Of course, it’s important not to get overwhelmed. Anna Goodworth suggests focusing on one issue at a time, and mapping out ways your family can take practical action over a set period, like the summer break. Anna says this approach helps motivate kids to engage, without overwhelming them with multiple issues simultaneously.
“I may say, ‘Okay, this week it’s refugees. Let’s read one book on refugees and do one act of service. Let’s bring cookies to some refugees living in a nearby apartment,’” she says. “It doesn’t have to be much, but it should expose them and empower them in some way.”
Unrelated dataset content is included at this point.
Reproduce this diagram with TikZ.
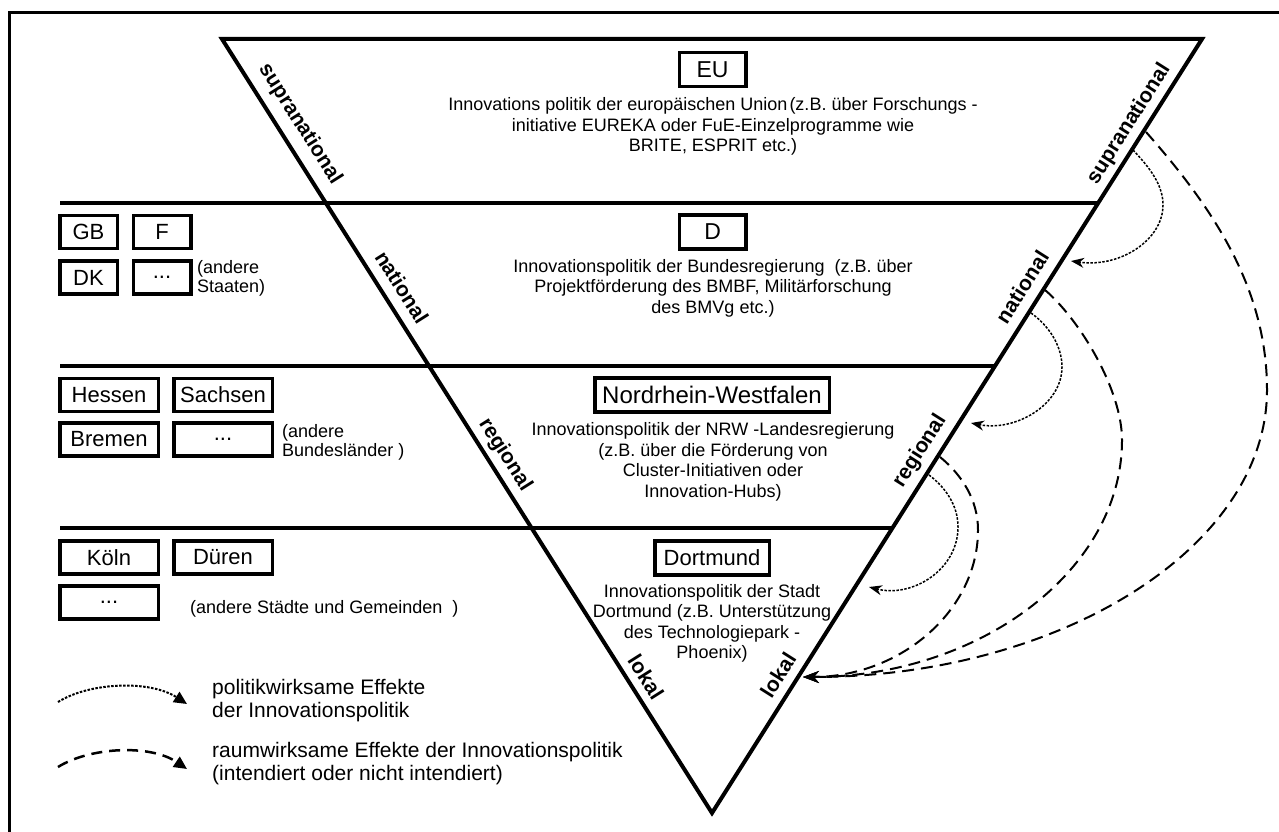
\documentclass[tikz,border=0pt]{standalone}
\usepackage{fontspec}
\setmainfont{Liberation Sans}
\usetikzlibrary{arrows.meta}
\begin{document}
\begin{tikzpicture}[x=1pt,y=-1pt,
  heavy/.style={line width=4pt},
  sbox/.style={draw, line width=3.5pt, inner sep=0pt, minimum width=57.5pt, minimum height=33pt, font=\fontsize{22}{24}\selectfont},
  wbox/.style={sbox, minimum width=98.5pt},
  cbox/.style={draw, line width=3.5pt, inner sep=0pt, minimum height=34pt, font=\fontsize{23}{24}\selectfont},
  desc/.style={align=center, inner sep=0pt, font=\fontsize{18}{20.5}\selectfont},
  note/.style={align=left, anchor=west, inner sep=0pt, font=\fontsize{18}{19}\selectfont},
  legtext/.style={align=left, anchor=west, inner sep=0pt, font=\fontsize{21}{23}\selectfont},
  levellabel/.style={font=\bfseries\fontsize{21}{22}\selectfont, inner sep=0pt},
  raum/.style={line width=2pt, dash pattern=on 12pt off 7pt, -{Stealth[length=16pt,width=12pt]}},
  politik/.style={line width=1.5pt, dash pattern=on 2.5pt off 1.5pt, -{Stealth[length=13pt,width=10pt]}},
  legtip/.style={-{Triangle[length=13pt,width=12pt]}}
]
\useasboundingbox (0,0) rectangle (1279,832);
\clip (0,0) rectangle (1279,832);
% outer frame (continues beyond the picture)
\draw[line width=3pt] (9,900) -- (9,13) -- (1400,13);

% triangle
\coordinate (tl) at (222,39);
\coordinate (tr) at (1202,39);
\coordinate (bot) at (712,813);
\draw[heavy, line join=miter] (tl) -- (tr) -- (bot) -- cycle;

% level lines
\coordinate (l1a) at (60,203);  \coordinate (l1b) at (1098,203);
\coordinate (l2a) at (60,366);  \coordinate (l2b) at (995,366);
\coordinate (l3a) at (60,528);  \coordinate (l3b) at (892,528);
\draw[heavy] (l1a) -- (l1b);
\draw[heavy] (l2a) -- (l2b);
\draw[heavy] (l3a) -- (l3b);

% centre boxes and texts
\node[cbox, minimum width=66.5pt] (eu) at (712.6,69.5) {EU};
\node[desc] (eutext) at (713,126.5) {Innovations politik der europäischen Union\kern2pt(z.B. über Forschungs -\\initiative EUREKA oder FuE-Einzelprogramme wie\\BRITE, ESPRIT etc.)};
\node[cbox, minimum width=66.5pt] (d) at (712.6,232) {D};
\node[desc] (dtext) at (713,288) {Innovationspolitik der Bundesregierung\ \ (z.B. über\\Projektförderung des BMBF, Militärforschung\\des BMVg etc.)};
\node[cbox, minimum width=234.5pt, font=\fontsize{24}{25}\selectfont] (nrw) at (712,395) {Nordrhein-Westfalen};
\node[desc] (nrwtext) at (713,462) {Innovationspolitik der NRW -Landesregierung\\(z.B. über die Förderung von\\Cluster-Initiativen oder\\Innovation-Hubs)};
\node[cbox, minimum width=114.5pt, font=\fontsize{22}{24}\selectfont] (do) at (712,558) {Dortmund};
\node[desc] (dotext) at (712,623.5) {Innovationspolitik der Stadt\\Dortmund (z.B. Unterstützung\\des Technologiepark -\\Phoenix)};

% left boxes
\node[sbox] (gb) at (88.5,232) {GB};
\node[sbox] (f) at (162,232) {F};
\node[sbox] (dk) at (88.5,277.5) {DK};
\node[sbox] (s1) at (162,277.5) {...};
\node[note] (staaten) at (197,278) {(andere\\Staaten)};
\node[wbox] (hessen) at (109,395) {Hessen};
\node[wbox] (sachsen) at (223,395) {Sachsen};
\node[wbox] (bremen) at (109,439.5) {Bremen};
\node[wbox] (s2) at (223,439.5) {...};
\node[note] (laender) at (282,442) {(andere\\Bundesländer )};
\node[wbox] (koeln) at (109,557.5) {Köln};
\node[wbox] (dueren) at (223,557.5) {Düren};
\node[wbox] (s3) at (109,602.5) {...};
\node[note] (staedte) at (190,609) {(andere Städte und Gemeinden\ \ )};

% level labels
\node[levellabel, rotate=-57.66] (lsup) at (300,124) {supranational};
\node[levellabel, rotate=-57.66] (lnat) at (402,287) {national};
\node[levellabel, rotate=-57.66] (lreg) at (505,455) {regional};
\node[levellabel, rotate=-57.66] (llok) at (646,677) {lokal};
\node[levellabel, rotate=57.66] (rsup) at (1129,124) {supranational};
\node[levellabel, rotate=57.66] (rnat) at (1022,287) {national};
\node[levellabel, rotate=57.66] (rreg) at (920,451) {regional};
\node[levellabel, rotate=57.66] (rlok) at (778,675) {lokal};

% effect arrows
\coordinate (lokaltip) at (803,677);
\coordinate (rsupA) at (1146,132);
\coordinate (rnatA) at (1045,290);
\coordinate (rregA) at (940,457);
\draw[raum] (rsupA) .. controls (1215,210) and (1267,290) .. (1267,390)
  .. controls (1267,548) and (1059,677) .. (lokaltip);
\draw[raum] (rnatA) .. controls (1080,320) and (1122,390) .. (1122,440)
  .. controls (1122,571) and (979,677) .. (lokaltip);
\draw[raum] (rregA) .. controls (962,475) and (978,500) .. (978,530)
  .. controls (978,611) and (900,677) .. (lokaltip);

\coordinate (p1s) at (1133,150); \coordinate (p1e) at (1071,261);
\coordinate (p2s) at (1031,313); \coordinate (p2e) at (971,423);
\coordinate (p3s) at (929,475);  \coordinate (p3e) at (869,587);
\draw[politik] (p1s) .. controls (1150,168) and (1163,185) .. (1163,205)
  .. controls (1163,240) and (1120,268) .. (p1e);
\draw[politik] (p2s) .. controls (1048,325) and (1062,345) .. (1062,367)
  .. controls (1062,405) and (1015,432) .. (p2e);
\draw[politik] (p3s) .. controls (945,487) and (958,505) .. (958,527)
  .. controls (958,570) and (912,598) .. (p3e);

% legend
\coordinate (lg1s) at (58,702); \coordinate (lg1e) at (187,704);
\coordinate (lg2s) at (58,767); \coordinate (lg2e) at (187,769);
\draw[legtip, line width=2pt, dash pattern=on 2.5pt off 1.5pt]
  (lg1s) .. controls (90,682) and (150,680) .. (lg1e);
\draw[legtip, line width=2.5pt, dash pattern=on 11pt off 7pt]
  (lg2s) .. controls (90,747) and (150,744) .. (lg2e);
\node[legtext] (leg1) at (212,700.5) {politikwirksame Effekte\\der Innovationspolitik};
\node[legtext] (leg2) at (212,764) {raumwirksame Effekte der\ Innovationspolitik\\(intendiert oder nicht intendiert)};
\end{tikzpicture}
\end{document}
7) Connect your kids with needs in their own backyard
It’s difficult for our kids to understand need if they never see it with their own eyes. You can start small by having simple conversations with your kids, exploring their responses when they notice needs around them, posing probing questions and recognising when it is appropriate to expose them on a more personal, meaningful level. This could involve helping at a local soup kitchen, visiting the elderly in your neighbourhood aged care facility, or helping the single parent next door with daily chores. Whatever it is, small actions will help your kids identify the needs around them and become more aware of ways they can make a difference.
8) Don’t force it
Kids are all different. Some will clearly be passionate world-changers from day one while others may develop empathy and the confidence to take action later in life. No matter where your child is at, they will have days and moments where they just don’t get it, or they act selfishly. That’s ok! If your kids aren’t showing interest right now, Anna Goodworth recommends waiting for an opportunity when they are engaged again. Like in all areas of their life, kids will learn and grow in their own way and at their own pace, and sometimes they need space to do that.
Anna says, “Sometimes they get tired of me. They’ll get really selfish, and I want to hammer it down, and that’s not right. They’re just kids figuring it out, so sometimes we just lay off of it.”